The future of deep tech will not belong to investors who treat it like SaaS.

It will not belong to founders who treat science as enough.

It will belong to people who can connect breakthrough technology with the hard machinery of company building.

Science.

Engineering.

IP.

Prototype.

Manufacturing.

Unit economics.

Regulation.

Procurement.

Customers.

Capital stack.

Strategic partnerships.

Scale.

For the USA, deep tech is already part of national competitiveness, powered by venture capital, universities, defense, AI, national labs, and industrial policy.

For Europe, deep tech is becoming a sovereignty strategy, especially in AI, climate, defense, semiconductors, and energy.

For Canada, deep tech is both an opportunity and a warning.

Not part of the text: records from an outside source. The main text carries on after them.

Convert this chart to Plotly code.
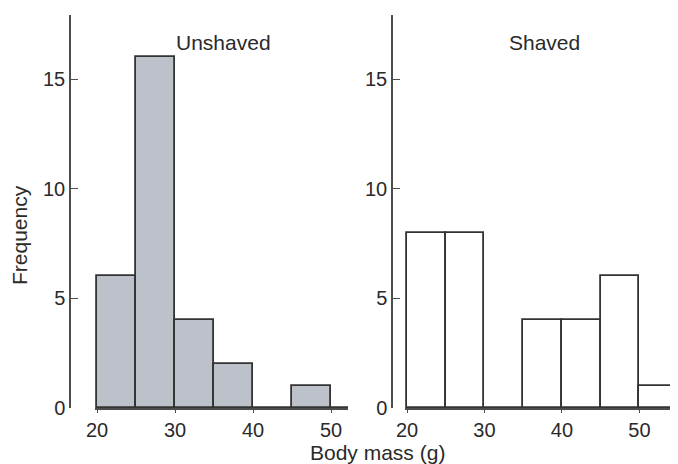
import plotly.graph_objects as go

# Data
bin_left = [20, 25, 30, 35, 40, 45, 50]
bin_width = 5
unshaved_counts = [6, 16, 4, 2, 0, 1, 0]
shaved_counts = [8, 8, 0, 4, 4, 6, 1]
x_ticks = [20, 30, 40, 50]
y_ticks = [0, 5, 10, 15]
panel_titles = ["Unshaved", "Shaved"]
x_label = "Body mass (g)"
y_label = "Frequency"

# page body has an 8px default margin; figure fills the rest of the 678x464 window
OFF = 8
W, H = 678 - OFF, 464 - OFF
FONT = "Liberation Sans, Arial, sans-serif"
TXT = "#2a2a2a"
AX = "#4d4d4d"
EDGE = "#333333"

def px(x):
    return (x - OFF) / W

def py(y):
    return 1 - (y - OFF) / H

centers = [b + bin_width / 2 for b in bin_left]

fig = go.Figure()
fig.add_trace(go.Bar(x=centers, y=unshaved_counts, width=bin_width,
                     marker=dict(color="#bdc1c9", line=dict(color=EDGE, width=1.8)),
                     xaxis="x", yaxis="y", showlegend=False))
fig.add_trace(go.Bar(x=centers, y=shaved_counts, width=bin_width,
                     marker=dict(color="white", line=dict(color=EDGE, width=1.8)),
                     xaxis="x2", yaxis="y2", showlegend=False))

ydom = [py(408), py(15)]
yrange = [0, 17.92]

common_x = dict(showline=True, linecolor=AX, linewidth=1.5, ticks="outside", ticklen=3,
                tickcolor=AX, tickvals=x_ticks, showgrid=False, zeroline=False,
                automargin=False,
                tickfont=dict(family=FONT, size=20, color=TXT))
common_y = dict(showline=True, linecolor=AX, linewidth=1.5, ticks="inside", ticklen=7,
                tickcolor=AX, tickvals=y_ticks, showgrid=False, zeroline=False,
                range=yrange, domain=ydom, anchor="free", automargin=False,
                tickfont=dict(family=FONT, size=20, color=TXT))

def label(text, x, y, angle=0):
    return dict(text=text, x=px(x), y=py(y), xref="paper", yref="paper",
                xanchor="center", yanchor="middle", textangle=angle,
                showarrow=False, font=dict(family=FONT, size=21, color=TXT))

fig.update_layout(
    width=W, height=H,
    margin=dict(l=0, r=0, t=0, b=0, autoexpand=False),
    paper_bgcolor="white", plot_bgcolor="rgba(0,0,0,0)",
    bargap=0,
    xaxis=dict(domain=[px(95), px(348)], range=[19.74, 52.18], anchor="y", **common_x),
    xaxis2=dict(domain=[px(405), 1.0], range=[19.74, 54.98], anchor="y2", **common_x),
    yaxis=dict(position=px(70), **common_y),
    yaxis2=dict(position=px(392), **common_y),
    annotations=[
        label(panel_titles[0], 223, 42),
        label(panel_titles[1], 544, 42),
        label(x_label, 377, 452),
        label(y_label, 20, 235, -90),
    ],
)

fig.write_html("out.html")
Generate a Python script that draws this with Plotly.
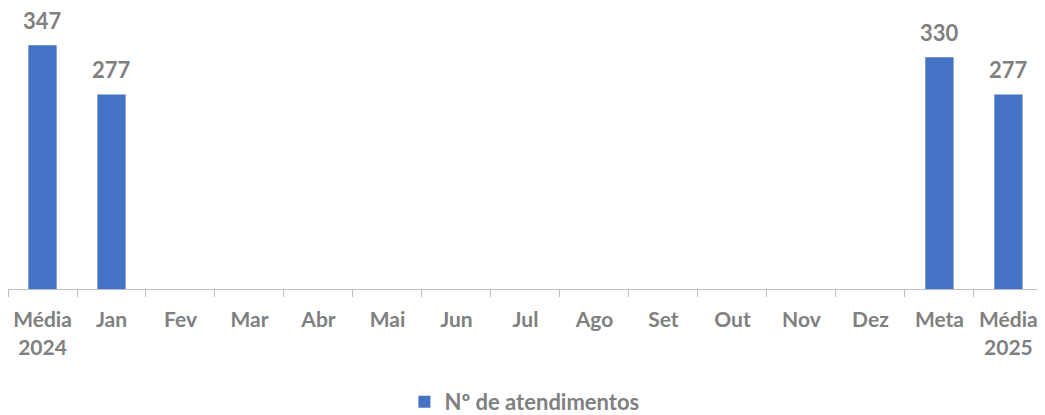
import plotly.graph_objects as go

categories = ["Média<br>2024", "Jan", "Fev", "Mar", "Abr", "Mai", "Jun", "Jul", "Ago",
              "Set", "Out", "Nov", "Dez", "Meta", "Média<br>2025"]
values = [347, 277, None, None, None, None, None, None, None, None, None, None, None, 330, 277]
series_name = "Nº de atendimentos"

GRAY = "#808080"
FONT = "Lato"

fig = go.Figure()
fig.add_trace(go.Bar(
    x=categories, y=values, name=series_name,
    marker=dict(color="#4472C4", line=dict(width=0)),
    width=0.41, showlegend=True,
))

for c, v in zip(categories, values):
    if v is not None:
        fig.add_annotation(x=c, y=v, text=str(v), showarrow=False,
                           yanchor="bottom", yshift=9,
                           font=dict(family=FONT, size=22, color=GRAY, weight="bold"))

fig.update_layout(
    width=1037, height=407,
    margin=dict(l=0, r=0, t=0, b=126, autoexpand=False),
    plot_bgcolor="white", paper_bgcolor="white",
    bargap=0.59,
    showlegend=True,
    legend=dict(orientation="h", x=0.498, xanchor="center", y=-0.402, yanchor="middle",
                font=dict(family=FONT, size=22, color=GRAY, weight="bold"),
                itemwidth=30, bgcolor="rgba(0,0,0,0)"),
    xaxis=dict(
        type="category", showgrid=False, zeroline=False, automargin=False,
        range=[-0.5, 14.53],
        showline=True, linecolor="#BFBFBF", linewidth=1,
        ticks="outside", tickson="boundaries", ticklen=7, tickcolor="#BFBFBF",
        ticklabelstandoff=12,
        tickfont=dict(family=FONT, size=21, color=GRAY, weight="bold"),
    ),
    yaxis=dict(range=[0, 400], visible=False, showgrid=False, zeroline=False,
               automargin=False),
)

fig.write_html("out.html")
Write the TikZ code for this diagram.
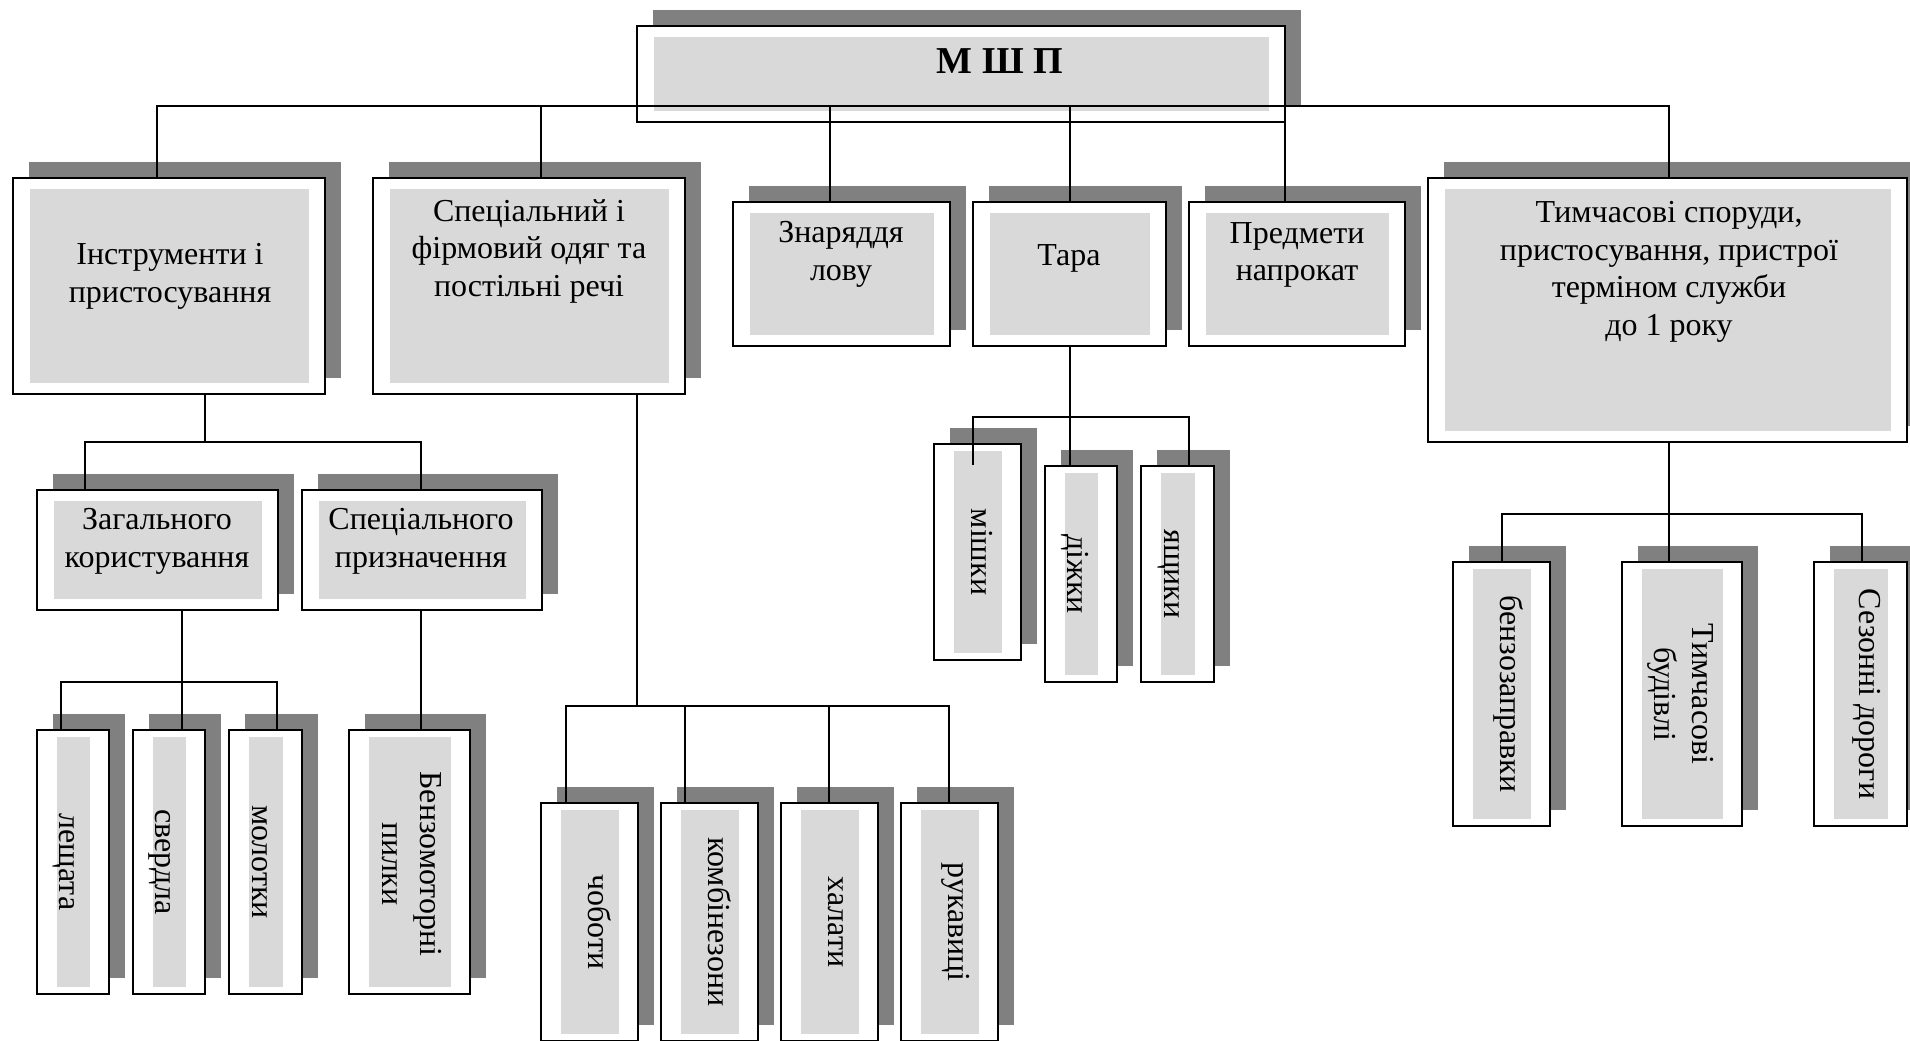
\documentclass[tikz,border=0pt]{standalone}
\usepackage{fontspec}
\setmainfont{Liberation Serif}
\usetikzlibrary{fit}
\definecolor{shdc}{HTML}{808080}
\definecolor{inrc}{HTML}{D9D9D9}
\tikzset{
  shd/.style={fill=shdc},
  inr/.style={fill=inrc},
  frm/.style={draw=black, fill=white, line width=1pt, inner sep=0pt, outer sep=0pt, rectangle},
  conn/.style={draw=black, line width=0.8pt, line join=miter},
  lbl/.style={font=\fontsize{16}{18.75}\selectfont, align=center, inner sep=0pt},
  vlbl/.style={lbl, rotate=-90},
}
% horizontal box: name, x1, y1, x2, y2 (pixel coords, y downwards)
\newcommand\hbx[5]{%
  \fill[shd] ({#2+16},{#3-16}) rectangle ({#4+16},{#5-16});
  \node[frm, fit={(#2,#3) (#4,#5)}] (#1) {};
  \fill[inr] ({#2+17},{#3+11}) rectangle ({#4-16},{#5-11});
}
% vertical (rotated text) box
\newcommand\vbx[5]{%
  \fill[shd] ({#2+16},{#3-16}) rectangle ({#4+16},{#5-16});
  \node[frm, fit={(#2,#3) (#4,#5)}] (#1) {};
  \fill[inr] ({#2+20},{#3+7}) rectangle ({#4-19},{#5-7});
}
\begin{document}
\begin{tikzpicture}[x=0.5pt, y=-0.5pt]
\useasboundingbox (0,0) rectangle (1910,1040);
\fill[white] (0,0) rectangle (1910,1040);
\clip (0,0) rectangle (1910,1040);

% ---- boxes ----
\hbx{root}{637}{26}{1285}{122}
\hbx{instr}{13}{178}{325}{394}
\hbx{spec}{373}{178}{685}{394}
\hbx{znar}{733}{202}{950}{346}
\hbx{tara}{973}{202}{1166}{346}
\hbx{pred}{1189}{202}{1405}{346}
\hbx{tymch}{1428}{178}{1907}{442}
\hbx{zag}{37}{490}{278}{610}
\hbx{spc}{302}{490}{542}{610}

\vbx{lesh}{37}{730}{109}{994}
\vbx{sverd}{133}{730}{205}{994}
\vbx{molot}{229}{730}{302}{994}
\vbx{benz}{349}{730}{470}{994}
\vbx{chob}{541}{803}{638}{1041}
\vbx{komb}{661}{803}{758}{1041}
\vbx{khal}{781}{803}{878}{1041}
\vbx{ruk}{901}{803}{998}{1041}
\vbx{mish}{934}{444}{1021}{660}
\vbx{dizh}{1045}{466}{1117}{682}
\vbx{yasch}{1141}{466}{1214}{682}
\vbx{benzz}{1453}{562}{1550}{826}
\vbx{tbud}{1622}{562}{1742}{826}
\vbx{sez}{1814}{562}{1907}{826}

% ---- texts ----
\node[lbl, font=\fontsize{19}{22}\selectfont\bfseries] (root-t) at (1000,61) {М Ш П};
\node[lbl, anchor=north] (instr-t) at (170,243) {Інструменти і\\пристосування};
\node[lbl, anchor=north] (spec-t) at (529,199) {Спеціальний і\\фірмовий одяг та\\постільні речі};
\node[lbl, anchor=north] (znar-t) at (841,221) {Знаряддя\\лову};
\node[lbl, anchor=north] (tara-t) at (1069,244) {Тара};
\node[lbl, anchor=north] (pred-t) at (1297,222) {Предмети\\напрокат};
\node[lbl, anchor=north] (tymch-t) at (1669,201) {Тимчасові споруди,\\пристосування, пристрої\\терміном служби\\до 1 року};
\node[lbl, anchor=north] (zag-t) at (157,508) {Загального\\користування};
\node[lbl, anchor=north] (spc-t) at (421,508) {Спеціального\\призначення};

\node[vlbl, anchor=base] (lesh-t) at (59,862) {лещата};
\node[vlbl, anchor=base] (sverd-t) at (155,862) {свердла};
\node[vlbl, anchor=base] (molot-t) at (252,862) {молотки};
\node[vlbl, anchor=north] (benz-t) at (442,864) {Бензомоторні\\пилки};
\node[vlbl, anchor=base] (chob-t) at (588,922) {чоботи};
\node[vlbl, anchor=base] (komb-t) at (708,922) {комбінезони};
\node[vlbl, anchor=base] (khal-t) at (828,922) {халати};
\node[vlbl, anchor=base] (ruk-t) at (948,922) {рукавиці};
\node[vlbl, anchor=base] (mish-t) at (971,552) {мішки};
\node[vlbl, anchor=base] (dizh-t) at (1067,574) {діжки};
\node[vlbl, anchor=base] (yasch-t) at (1164,574) {ящики};
\node[vlbl, anchor=base] (benzz-t) at (1500,694) {бензозаправки};
\node[vlbl, anchor=north] (tbud-t) at (1714,694) {Тимчасові\\будівлі};
\node[vlbl, anchor=base] (sez-t) at (1859,694) {Сезонні дороги};

% ---- connectors ----
% main bus
\coordinate (bL) at (157,106);
\coordinate (bR) at (1669,106);
\coordinate (b2) at (541,106);
\coordinate (b3) at (830,106);
\coordinate (b4) at (1070,106);
\coordinate (b5) at (1285,106);
\draw[conn] (bL |- instr.north) -- (bL) -- (bR) -- (bR |- tymch.north);
\draw[conn] (b2) -- (b2 |- spec.north);
\draw[conn] (b3) -- (b3 |- znar.north);
\draw[conn] (b4) -- (b4 |- tara.north);
\draw[conn] (b5) -- (b5 |- pred.north);

% instruments
\coordinate (i0) at (205,442);
\coordinate (iL) at (85,442);
\coordinate (iR) at (421,442);
\draw[conn] (i0 |- instr.south) -- (i0);
\draw[conn] (iL |- zag.north) -- (iL) -- (iR) -- (iR |- spc.north);

% general use
\coordinate (g0) at (182,682);
\coordinate (gL) at (61,682);
\coordinate (gR) at (277,682);
\draw[conn] (g0 |- zag.south) -- (g0) -- (g0 |- sverd.north);
\draw[conn] (gL |- lesh.north) -- (gL) -- (gR) -- (gR |- molot.north);

% special purpose
\coordinate (s0) at (421,610);
\draw[conn] (s0 |- spc.south) -- (s0 |- benz.north);

% clothing
\coordinate (c0) at (637,706);
\coordinate (cL) at (566,706);
\coordinate (c2) at (685,706);
\coordinate (c3) at (829,706);
\coordinate (cR) at (949,706);
\draw[conn] (c0 |- spec.south) -- (c0);
\draw[conn] (cL |- chob.north) -- (cL) -- (cR) -- (cR |- ruk.north);
\draw[conn] (c2) -- (c2 |- komb.north);
\draw[conn] (c3) -- (c3 |- khal.north);

% containers
\coordinate (t0) at (1070,417);
\coordinate (tL) at (973,417);
\coordinate (tR) at (1189,417);
\coordinate (mishend) at (973,465);
\draw[conn] (t0 |- tara.south) -- (t0) -- (t0 |- dizh.north);
\draw[conn] (mishend) -- (tL) -- (tR) -- (tR |- yasch.north);

% temporary structures
\coordinate (m0) at (1669,514);
\coordinate (mL) at (1502,514);
\coordinate (mR) at (1862,514);
\draw[conn] (m0 |- tymch.south) -- (m0) -- (m0 |- tbud.north);
\draw[conn] (mL |- benzz.north) -- (mL) -- (mR) -- (mR |- sez.north);
\end{tikzpicture}
\end{document}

The country has talent, research, AI, quantum, cleantech, and industrial problems worth solving, but must build more patient capital, commercialization pathways, procurement access, and long-term ownership of value.

The next startup supercycle may not look like the last one.

It may be less about apps and more about infrastructure.

Less about viral adoption and more about industrial deployment.

Less about pure software and more about physical AI.

Less about consumer convenience and more about civilization-level bottlenecks.

The winners will be the founders who can survive the long road from lab to market.

And the investors who understand that some of the most valuable companies in the world will take longer to build because they are solving problems that actually deserve the time.

Advice for Future Startup Founders and Entrepreneurs

If you are a future deep tech founder, the first thing to understand is this:

Your technology is not the company.

It is the beginning of the company.

The first piece of advice is to start with the problem.

Do not only ask, “Can we build this?”

Ask:

Who desperately needs this?

What do they use today?

Why is that not enough?

What performance level matters?

What price point matters?

What proof will make them buy?

The second piece of advice is to know which risk you are reducing next.

Scientific risk.

Engineering risk.

Unit economics risk.

Manufacturing risk.

Regulatory risk.

Commercialization risk.

Scalability risk.

Every fundraising round should reduce one or more of these risks.

The third piece of advice is to protect your IP early.

If your technology comes from a university, lab, hospital, or research institute, make sure ownership, licensing, and freedom to operate are clear before serious fundraising.

The fourth piece of advice is to build a team that can cross the lab-to-market gap.

Scientists alone are not enough.

Business people alone are not enough.

You need technical truth and commercial discipline in the same company.

The fifth piece of advice is to be honest about capital intensity.

If you need labs, equipment, pilot plants, manufacturing, certification, project finance, or government support, say so. Then show why the economics can work.

The sixth piece of advice is to use non-dilutive capital intelligently.

Grants, research programs, government contracts, and public funding can reduce risk, but they should support commercialization, not replace it.

The seventh piece of advice is to choose your first market carefully.

The first customer should not only be available. The first customer should prove something important about the broader market.

The eighth piece of advice is to avoid endless pilots.

A pilot should have success criteria, budget owner, timeline, data agreement, and conversion path.

The ninth piece of advice is to think about manufacturing before investors force you to.

If the product cannot be made affordably, reliably, and at scale, the breakthrough may not become a business.

The tenth piece of advice is to choose investors who understand your timeline.

The wrong investor will pressure you to behave like software.

The right investor will push you hard, but around the correct milestones.

The final advice is simple:

Do not build deep tech because it sounds impressive.

Build it because the world has a problem that cannot be solved any other way.

If the problem is real, the technology is defensible, the market is large, the capital plan is intelligent, and the team can execute through uncertainty, you may be building one of the most important companies of the next decade.